Polish name expert Prof. Kazimierz Rymut mentions this name in his book Nazwiska Polakow [The Surnames of Poles]. He says it appears in records as early as 1418, and just means "one from Cieszyn" or Cieszyna or Cieszyno or Cieszyny -- there are a number of different places with these names. The only way to tell which one a specific family came from would be through genealogical research, which would allow one to focus on the exact area that particular Cieszyński family came from and thus on a nearby place with an appropriate name.

There is, for instance, a famous and fairly large town Cieszyn down in southcentral Poland, on the border with the Czech Republic, and Cieszyński could refer to a family's connection with that place. But all those Cieszyńskis up in Gdansk and Torun provinces are less likely to have names referring to that Cieszyn all the way down in southern Poland. Their name is somewhat more likely to refer to a Cieszyna or other similar place name closer to home. That's why one has to know what part of Poland a family came from before it's possible to suggest which place the surname refers to.
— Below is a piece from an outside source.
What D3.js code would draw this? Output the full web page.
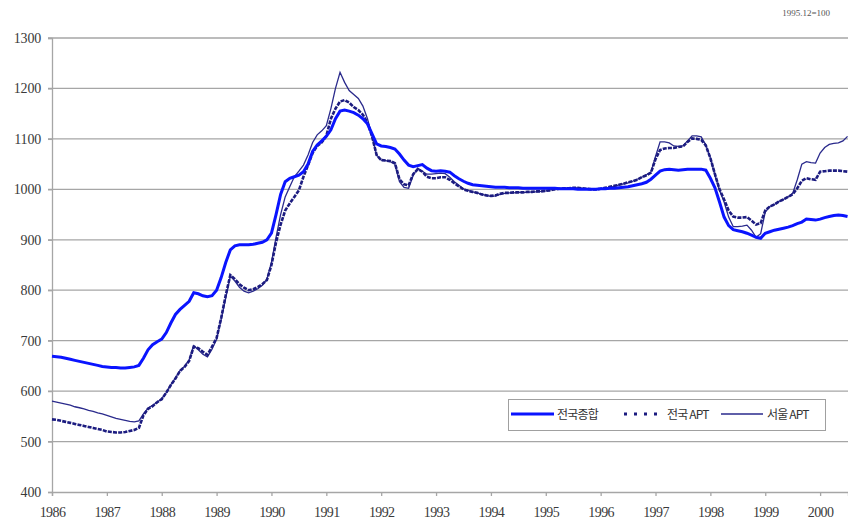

Cieszyński could also come from short forms of ancient pagan names such as Cieszybor and Cieszymir and Ciechosław, in which the first part of the name means something like "joy" or "consolation." Thus Cieszybor probably meant "joy-battle" (may he enjoy battle); Cieszymir probably meant "joy-peace" (may he find joy in victorious peace); Ciechosław probably meant "joy-glory" (may he find joy in glory). These names produced nicknames or short forms such as Ciech, Ciecha, Ciesza, etc.; the guttural -ch- tends to become -sz- when suffixes are added, so that names beginning Ciech- and Ciesz- are from the same source.
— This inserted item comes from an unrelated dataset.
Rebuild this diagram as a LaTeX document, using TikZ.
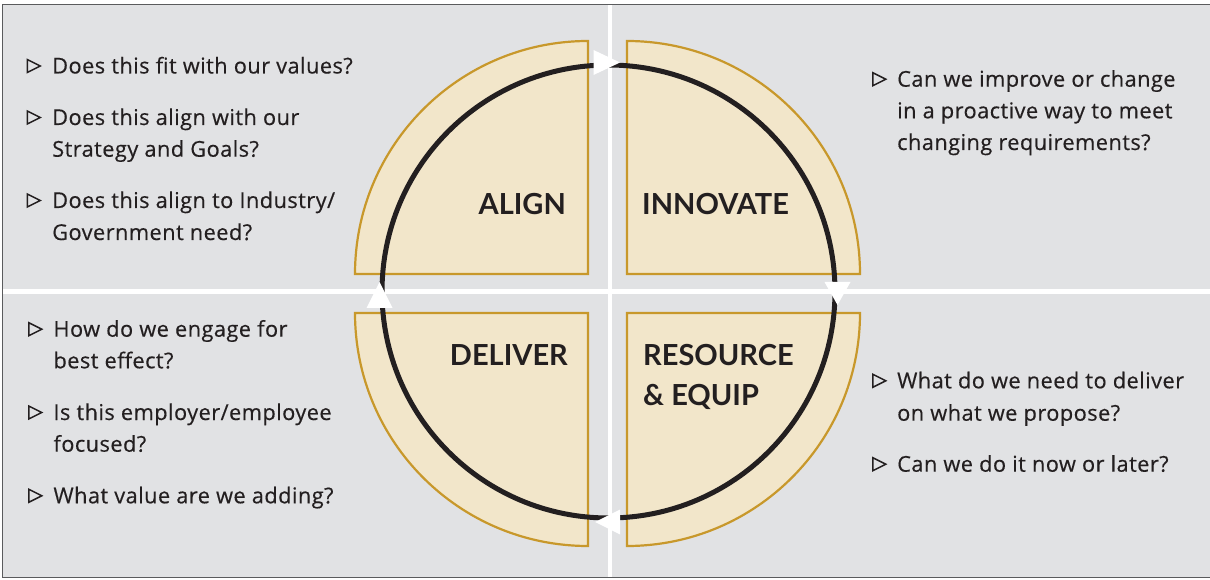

Once those names Ciech or Ciesza or whatever existed, Cieszyn would develop from them, meaning "[kin] of Ciesza or Ciech" or "[place] of Ciesza or Ciech." Then Cieszyński could develop as a way of saying "kin of Ciesza's kin" or "one from Ciesza's place." The latter is probably applicable in most cases, as I said above -- it would mean "one from Cieszyn" or "one from Cieszyna," which in turn means "one from Ciech's/Ciesza's place." However, it is possible the surname Cieszyński could refer not to a place but rather to the extended family of a fellow named Ciech or Ciesza or something similar.